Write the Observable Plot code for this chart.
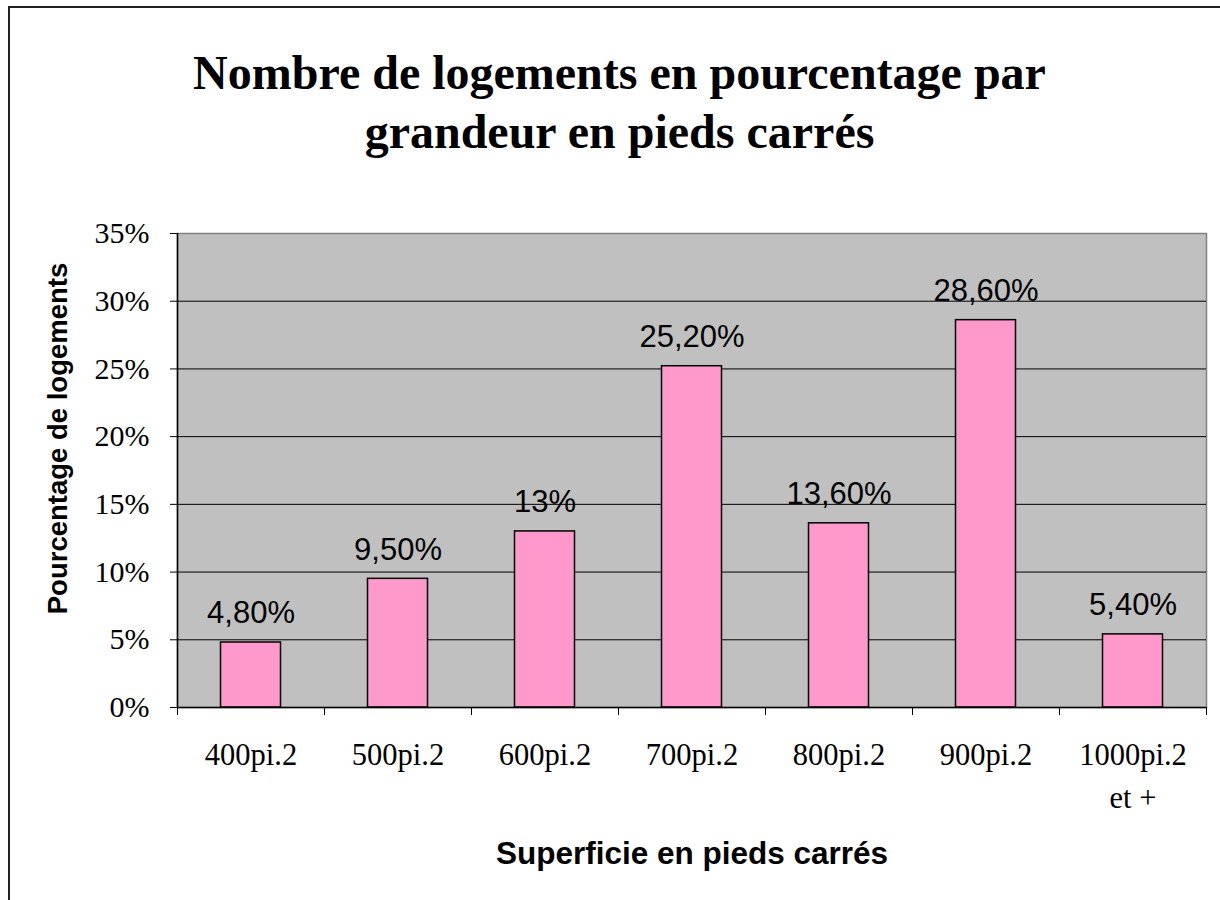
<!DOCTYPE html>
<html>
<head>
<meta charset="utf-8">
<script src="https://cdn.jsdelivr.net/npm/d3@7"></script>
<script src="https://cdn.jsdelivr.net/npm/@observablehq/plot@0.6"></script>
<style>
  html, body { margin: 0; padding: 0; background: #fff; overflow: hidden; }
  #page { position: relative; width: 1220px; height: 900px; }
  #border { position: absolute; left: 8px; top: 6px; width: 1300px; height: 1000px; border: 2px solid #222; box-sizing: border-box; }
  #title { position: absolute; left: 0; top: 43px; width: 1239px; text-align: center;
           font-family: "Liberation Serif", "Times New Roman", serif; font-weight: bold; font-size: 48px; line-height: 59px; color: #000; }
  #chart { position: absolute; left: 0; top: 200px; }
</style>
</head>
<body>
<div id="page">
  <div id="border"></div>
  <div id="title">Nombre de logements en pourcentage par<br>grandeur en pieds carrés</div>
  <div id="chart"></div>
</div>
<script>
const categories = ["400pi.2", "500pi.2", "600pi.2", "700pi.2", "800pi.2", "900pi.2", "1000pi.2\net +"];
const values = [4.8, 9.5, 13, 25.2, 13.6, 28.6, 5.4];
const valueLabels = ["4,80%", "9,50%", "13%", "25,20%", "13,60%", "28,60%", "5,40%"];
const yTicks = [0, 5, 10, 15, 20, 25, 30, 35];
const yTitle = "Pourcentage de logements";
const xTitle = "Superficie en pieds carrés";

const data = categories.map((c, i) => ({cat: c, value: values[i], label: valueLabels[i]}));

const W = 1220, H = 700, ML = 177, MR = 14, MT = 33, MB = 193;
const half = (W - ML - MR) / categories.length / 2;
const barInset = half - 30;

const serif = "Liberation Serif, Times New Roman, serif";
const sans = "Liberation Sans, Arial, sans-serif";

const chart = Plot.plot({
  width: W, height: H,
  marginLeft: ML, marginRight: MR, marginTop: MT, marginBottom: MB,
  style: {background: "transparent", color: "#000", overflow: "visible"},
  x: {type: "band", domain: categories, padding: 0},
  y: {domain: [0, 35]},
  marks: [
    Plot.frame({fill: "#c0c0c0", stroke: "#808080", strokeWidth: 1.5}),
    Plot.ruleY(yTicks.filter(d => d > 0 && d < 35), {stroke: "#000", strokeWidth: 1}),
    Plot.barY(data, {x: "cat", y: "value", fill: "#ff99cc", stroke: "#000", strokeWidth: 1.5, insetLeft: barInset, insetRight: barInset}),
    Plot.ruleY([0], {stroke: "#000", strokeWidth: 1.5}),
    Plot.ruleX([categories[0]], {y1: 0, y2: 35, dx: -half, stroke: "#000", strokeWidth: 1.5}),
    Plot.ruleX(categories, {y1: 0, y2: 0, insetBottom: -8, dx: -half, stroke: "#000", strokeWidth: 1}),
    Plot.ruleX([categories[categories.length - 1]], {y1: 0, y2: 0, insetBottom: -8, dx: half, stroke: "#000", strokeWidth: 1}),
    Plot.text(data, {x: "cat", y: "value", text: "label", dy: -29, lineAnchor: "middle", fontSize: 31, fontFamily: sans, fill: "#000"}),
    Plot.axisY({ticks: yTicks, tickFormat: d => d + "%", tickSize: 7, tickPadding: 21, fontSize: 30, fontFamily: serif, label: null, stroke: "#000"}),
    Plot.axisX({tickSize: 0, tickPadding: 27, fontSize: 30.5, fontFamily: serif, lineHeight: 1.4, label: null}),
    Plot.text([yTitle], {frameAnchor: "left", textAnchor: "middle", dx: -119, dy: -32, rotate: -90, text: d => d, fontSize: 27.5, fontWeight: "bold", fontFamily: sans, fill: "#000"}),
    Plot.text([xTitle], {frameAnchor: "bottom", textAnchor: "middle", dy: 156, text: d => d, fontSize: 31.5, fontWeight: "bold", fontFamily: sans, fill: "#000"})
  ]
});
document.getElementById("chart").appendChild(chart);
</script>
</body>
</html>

---

▶ _What is expected_
Skipping the pictures, transcribe each line above exactly as it appears.

▶ _Exercise solution_
Write the Observable Plot code for this chart.
<!DOCTYPE html>
<html>
<head>
<meta charset="utf-8">
<script src="https://cdn.jsdelivr.net/npm/d3@7"></script>
<script src="https://cdn.jsdelivr.net/npm/@observablehq/plot@0.6"></script>
<style>
  html, body { margin: 0; padding: 0; background: #fff; overflow: hidden; }
  #page { position: relative; width: 1220px; height: 900px; }
  #border { position: absolute; left: 8px; top: 6px; width: 1300px; height: 1000px; border: 2px solid #222; box-sizing: border-box; }
  #title { position: absolute; left: 0; top: 43px; width: 1239px; text-align: center;
           font-family: "Liberation Serif", "Times New Roman", serif; font-weight: bold; font-size: 48px; line-height: 59px; color: #000; }
  #chart { position: absolute; left: 0; top: 200px; }
</style>
</head>
<body>
<div id="page">
  <div id="border"></div>
  <div id="title">Nombre de logements en pourcentage par<br>grandeur en pieds carrés</div>
  <div id="chart"></div>
</div>
<script>
const categories = ["400pi.2", "500pi.2", "600pi.2", "700pi.2", "800pi.2", "900pi.2", "1000pi.2\net +"];
const values = [4.8, 9.5, 13, 25.2, 13.6, 28.6, 5.4];
const valueLabels = ["4,80%", "9,50%", "13%", "25,20%", "13,60%", "28,60%", "5,40%"];
const yTicks = [0, 5, 10, 15, 20, 25, 30, 35];
const yTitle = "Pourcentage de logements";
const xTitle = "Superficie en pieds carrés";

const data = categories.map((c, i) => ({cat: c, value: values[i], label: valueLabels[i]}));

const W = 1220, H = 700, ML = 177, MR = 14, MT = 33, MB = 193;
const half = (W - ML - MR) / categories.length / 2;
const barInset = half - 30;

const serif = "Liberation Serif, Times New Roman, serif";
const sans = "Liberation Sans, Arial, sans-serif";

const chart = Plot.plot({
  width: W, height: H,
  marginLeft: ML, marginRight: MR, marginTop: MT, marginBottom: MB,
  style: {background: "transparent", color: "#000", overflow: "visible"},
  x: {type: "band", domain: categories, padding: 0},
  y: {domain: [0, 35]},
  marks: [
    Plot.frame({fill: "#c0c0c0", stroke: "#808080", strokeWidth: 1.5}),
    Plot.ruleY(yTicks.filter(d => d > 0 && d < 35), {stroke: "#000", strokeWidth: 1}),
    Plot.barY(data, {x: "cat", y: "value", fill: "#ff99cc", stroke: "#000", strokeWidth: 1.5, insetLeft: barInset, insetRight: barInset}),
    Plot.ruleY([0], {stroke: "#000", strokeWidth: 1.5}),
    Plot.ruleX([categories[0]], {y1: 0, y2: 35, dx: -half, stroke: "#000", strokeWidth: 1.5}),
    Plot.ruleX(categories, {y1: 0, y2: 0, insetBottom: -8, dx: -half, stroke: "#000", strokeWidth: 1}),
    Plot.ruleX([categories[categories.length - 1]], {y1: 0, y2: 0, insetBottom: -8, dx: half, stroke: "#000", strokeWidth: 1}),
    Plot.text(data, {x: "cat", y: "value", text: "label", dy: -29, lineAnchor: "middle", fontSize: 31, fontFamily: sans, fill: "#000"}),
    Plot.axisY({ticks: yTicks, tickFormat: d => d + "%", tickSize: 7, tickPadding: 21, fontSize: 30, fontFamily: serif, label: null, stroke: "#000"}),
    Plot.axisX({tickSize: 0, tickPadding: 27, fontSize: 30.5, fontFamily: serif, lineHeight: 1.4, label: null}),
    Plot.text([yTitle], {frameAnchor: "left", textAnchor: "middle", dx: -119, dy: -32, rotate: -90, text: d => d, fontSize: 27.5, fontWeight: "bold", fontFamily: sans, fill: "#000"}),
    Plot.text([xTitle], {frameAnchor: "bottom", textAnchor: "middle", dy: 156, text: d => d, fontSize: 31.5, fontWeight: "bold", fontFamily: sans, fill: "#000"})
  ]
});
document.getElementById("chart").appendChild(chart);
</script>
</body>
</html>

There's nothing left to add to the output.